We have seen both. The difference is almost never the protocol. It is always the approach.
If you are evaluating Canton for an institutional application or working through a design problem on an active build, we are happy to talk through it. TokenMinds have been in the implementation details and know where the sharp edges are.
Frequently Asked Questions
How do I design apps if data is not shared globally?
Design around explicit data sharing. Each transaction should only include the parties that need to see it. Model workflows where data moves between participants step by step. Don't assume a single global state.
How do multi-party transactions work across institutions?

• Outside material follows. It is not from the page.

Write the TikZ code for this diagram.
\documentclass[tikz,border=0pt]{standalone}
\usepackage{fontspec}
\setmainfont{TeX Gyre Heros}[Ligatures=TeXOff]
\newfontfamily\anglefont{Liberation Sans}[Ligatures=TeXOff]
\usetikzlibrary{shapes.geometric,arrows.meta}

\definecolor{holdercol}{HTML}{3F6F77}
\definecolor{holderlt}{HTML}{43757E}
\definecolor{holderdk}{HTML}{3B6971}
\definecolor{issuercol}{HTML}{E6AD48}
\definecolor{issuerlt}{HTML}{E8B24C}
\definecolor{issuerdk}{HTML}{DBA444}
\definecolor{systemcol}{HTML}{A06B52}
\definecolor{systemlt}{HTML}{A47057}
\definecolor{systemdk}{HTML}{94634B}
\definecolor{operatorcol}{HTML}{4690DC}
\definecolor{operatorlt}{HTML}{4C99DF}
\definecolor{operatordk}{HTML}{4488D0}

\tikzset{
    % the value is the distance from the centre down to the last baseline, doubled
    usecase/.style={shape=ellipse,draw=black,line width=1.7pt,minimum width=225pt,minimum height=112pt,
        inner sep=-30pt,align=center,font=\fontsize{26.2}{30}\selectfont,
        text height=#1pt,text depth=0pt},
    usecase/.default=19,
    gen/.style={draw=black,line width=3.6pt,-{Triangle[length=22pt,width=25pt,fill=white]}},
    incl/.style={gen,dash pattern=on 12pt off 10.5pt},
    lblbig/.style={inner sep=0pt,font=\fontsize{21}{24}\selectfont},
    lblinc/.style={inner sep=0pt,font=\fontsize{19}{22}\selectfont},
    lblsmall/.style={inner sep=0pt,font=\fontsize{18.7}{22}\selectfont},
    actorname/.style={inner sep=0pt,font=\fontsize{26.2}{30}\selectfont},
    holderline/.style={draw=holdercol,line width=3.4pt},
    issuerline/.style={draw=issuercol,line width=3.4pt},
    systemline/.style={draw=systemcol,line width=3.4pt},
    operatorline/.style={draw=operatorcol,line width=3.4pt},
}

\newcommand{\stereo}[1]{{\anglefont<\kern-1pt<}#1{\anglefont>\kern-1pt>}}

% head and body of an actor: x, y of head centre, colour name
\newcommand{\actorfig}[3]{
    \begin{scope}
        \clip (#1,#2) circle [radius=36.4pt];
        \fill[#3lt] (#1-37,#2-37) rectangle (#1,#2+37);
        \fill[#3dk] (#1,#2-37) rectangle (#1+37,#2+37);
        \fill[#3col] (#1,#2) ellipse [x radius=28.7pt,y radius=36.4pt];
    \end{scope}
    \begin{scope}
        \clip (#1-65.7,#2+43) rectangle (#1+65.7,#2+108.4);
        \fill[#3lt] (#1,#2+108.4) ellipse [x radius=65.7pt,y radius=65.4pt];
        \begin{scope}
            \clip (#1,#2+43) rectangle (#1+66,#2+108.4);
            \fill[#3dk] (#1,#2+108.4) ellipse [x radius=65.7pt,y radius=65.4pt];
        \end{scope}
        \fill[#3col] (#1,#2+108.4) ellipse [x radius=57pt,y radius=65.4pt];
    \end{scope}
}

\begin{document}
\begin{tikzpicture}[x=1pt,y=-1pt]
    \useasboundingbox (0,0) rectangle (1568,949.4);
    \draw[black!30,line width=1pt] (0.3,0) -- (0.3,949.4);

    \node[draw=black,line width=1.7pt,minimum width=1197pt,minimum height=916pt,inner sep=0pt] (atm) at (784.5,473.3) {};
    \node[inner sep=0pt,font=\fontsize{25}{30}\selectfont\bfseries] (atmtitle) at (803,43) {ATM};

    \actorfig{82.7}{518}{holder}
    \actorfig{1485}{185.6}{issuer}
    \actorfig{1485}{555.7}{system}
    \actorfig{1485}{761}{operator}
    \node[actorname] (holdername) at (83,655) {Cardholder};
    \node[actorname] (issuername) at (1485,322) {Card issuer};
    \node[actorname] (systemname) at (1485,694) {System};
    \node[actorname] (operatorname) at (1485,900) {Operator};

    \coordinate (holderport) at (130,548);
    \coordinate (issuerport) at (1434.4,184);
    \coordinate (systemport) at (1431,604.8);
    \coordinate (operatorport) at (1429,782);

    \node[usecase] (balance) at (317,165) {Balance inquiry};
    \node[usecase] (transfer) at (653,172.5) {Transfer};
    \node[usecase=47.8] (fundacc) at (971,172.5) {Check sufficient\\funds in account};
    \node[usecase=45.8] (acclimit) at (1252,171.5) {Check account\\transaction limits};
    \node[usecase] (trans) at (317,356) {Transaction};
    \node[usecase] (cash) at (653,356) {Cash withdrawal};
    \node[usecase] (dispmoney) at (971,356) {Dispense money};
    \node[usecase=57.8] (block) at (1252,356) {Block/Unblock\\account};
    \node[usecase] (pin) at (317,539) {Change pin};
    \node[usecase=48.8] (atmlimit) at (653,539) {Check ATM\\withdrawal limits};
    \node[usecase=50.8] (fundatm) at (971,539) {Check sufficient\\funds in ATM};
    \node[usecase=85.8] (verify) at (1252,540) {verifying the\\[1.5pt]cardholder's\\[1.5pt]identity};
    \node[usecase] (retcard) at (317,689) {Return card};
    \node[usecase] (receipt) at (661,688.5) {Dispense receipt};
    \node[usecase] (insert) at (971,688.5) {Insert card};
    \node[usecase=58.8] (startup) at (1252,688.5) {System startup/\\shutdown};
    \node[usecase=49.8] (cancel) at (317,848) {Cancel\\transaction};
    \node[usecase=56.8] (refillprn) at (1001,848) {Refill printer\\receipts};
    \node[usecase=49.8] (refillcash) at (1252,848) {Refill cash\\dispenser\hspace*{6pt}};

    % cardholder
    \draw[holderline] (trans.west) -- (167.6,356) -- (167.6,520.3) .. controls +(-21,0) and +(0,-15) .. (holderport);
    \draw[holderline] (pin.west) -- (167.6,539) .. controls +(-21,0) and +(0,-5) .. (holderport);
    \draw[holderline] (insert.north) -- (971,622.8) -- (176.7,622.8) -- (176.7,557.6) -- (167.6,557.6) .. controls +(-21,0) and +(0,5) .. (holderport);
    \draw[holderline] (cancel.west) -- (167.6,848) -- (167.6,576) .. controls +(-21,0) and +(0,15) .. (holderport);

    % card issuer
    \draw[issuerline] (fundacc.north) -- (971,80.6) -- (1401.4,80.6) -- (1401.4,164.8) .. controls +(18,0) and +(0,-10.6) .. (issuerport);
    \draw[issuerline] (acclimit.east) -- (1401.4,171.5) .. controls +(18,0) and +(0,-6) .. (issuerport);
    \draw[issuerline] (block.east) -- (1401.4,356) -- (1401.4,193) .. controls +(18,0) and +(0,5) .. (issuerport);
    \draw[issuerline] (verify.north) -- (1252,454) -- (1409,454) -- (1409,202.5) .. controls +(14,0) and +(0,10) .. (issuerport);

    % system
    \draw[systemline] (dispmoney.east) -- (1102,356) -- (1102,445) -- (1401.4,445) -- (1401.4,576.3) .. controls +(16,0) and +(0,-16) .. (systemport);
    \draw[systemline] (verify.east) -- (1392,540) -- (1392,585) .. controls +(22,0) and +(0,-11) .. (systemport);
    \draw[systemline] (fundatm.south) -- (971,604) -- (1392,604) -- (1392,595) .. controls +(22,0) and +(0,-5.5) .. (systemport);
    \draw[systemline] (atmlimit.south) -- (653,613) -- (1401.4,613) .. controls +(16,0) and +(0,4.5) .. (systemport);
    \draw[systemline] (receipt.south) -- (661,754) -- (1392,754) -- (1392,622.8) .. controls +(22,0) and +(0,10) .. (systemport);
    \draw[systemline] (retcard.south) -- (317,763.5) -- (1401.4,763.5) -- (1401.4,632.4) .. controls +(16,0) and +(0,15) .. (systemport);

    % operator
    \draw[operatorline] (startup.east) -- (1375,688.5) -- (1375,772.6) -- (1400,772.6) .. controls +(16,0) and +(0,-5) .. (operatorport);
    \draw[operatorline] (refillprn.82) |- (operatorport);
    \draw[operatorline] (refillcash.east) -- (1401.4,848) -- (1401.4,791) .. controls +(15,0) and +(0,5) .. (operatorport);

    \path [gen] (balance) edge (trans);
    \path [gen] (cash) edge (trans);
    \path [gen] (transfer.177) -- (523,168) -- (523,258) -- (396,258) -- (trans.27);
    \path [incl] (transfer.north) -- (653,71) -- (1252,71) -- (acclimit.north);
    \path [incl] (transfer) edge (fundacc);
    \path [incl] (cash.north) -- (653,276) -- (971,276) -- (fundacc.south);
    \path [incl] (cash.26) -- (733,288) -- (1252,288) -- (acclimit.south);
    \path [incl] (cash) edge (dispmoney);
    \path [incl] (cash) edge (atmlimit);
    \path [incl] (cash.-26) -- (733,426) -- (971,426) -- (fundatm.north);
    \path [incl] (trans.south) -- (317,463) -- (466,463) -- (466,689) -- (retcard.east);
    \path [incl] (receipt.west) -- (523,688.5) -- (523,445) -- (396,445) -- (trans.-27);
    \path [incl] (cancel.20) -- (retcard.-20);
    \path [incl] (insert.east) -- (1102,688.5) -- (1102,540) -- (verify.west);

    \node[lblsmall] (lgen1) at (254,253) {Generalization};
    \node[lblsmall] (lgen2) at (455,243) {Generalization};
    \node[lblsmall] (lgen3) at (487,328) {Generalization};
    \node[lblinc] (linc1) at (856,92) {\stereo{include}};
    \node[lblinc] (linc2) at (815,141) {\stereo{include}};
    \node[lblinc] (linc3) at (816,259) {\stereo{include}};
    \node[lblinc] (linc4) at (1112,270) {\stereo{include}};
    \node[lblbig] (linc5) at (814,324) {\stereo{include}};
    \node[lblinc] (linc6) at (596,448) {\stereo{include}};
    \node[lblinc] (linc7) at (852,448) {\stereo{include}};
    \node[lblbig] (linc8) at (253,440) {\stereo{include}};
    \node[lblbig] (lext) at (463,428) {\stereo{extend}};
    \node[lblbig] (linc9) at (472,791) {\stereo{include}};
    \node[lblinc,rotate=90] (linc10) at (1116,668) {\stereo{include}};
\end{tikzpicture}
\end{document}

Transactions run across multiple sub-ledgers. They either complete for all parties or fail for all. You define workflows where each party signs and checks their part. The network makes sure everything settles in sync.
How do I handle permissions and access control?
Permissions are built directly into your contract logic. You define who can see, update, or act on data at each step. No separate access control layer needed.
How do I integrate Canton with existing systems?
Connect through APIs or middleware that link your backend to a Canton node. You don't replace existing systems. You build workflows between internal systems and external parties.
What does a typical Canton app look like?
Most apps include:
A Canton node per participant
Backend services for business logic and integrations
Daml contracts defining workflows and permissions
APIs for external system interaction
You need to connect these parts into one multi-party workflow.
How do I model financial workflows in Daml?
Define contracts that show agreements between parties. Each step; creation, update, and settlement; is defined clearly. So is who can take each action.
How do I test multi-party workflows before going live?
Use sandbox tools to simulate multiple participants. Run full transaction flows end to end. Check permissions, order of steps, and failure cases before going live.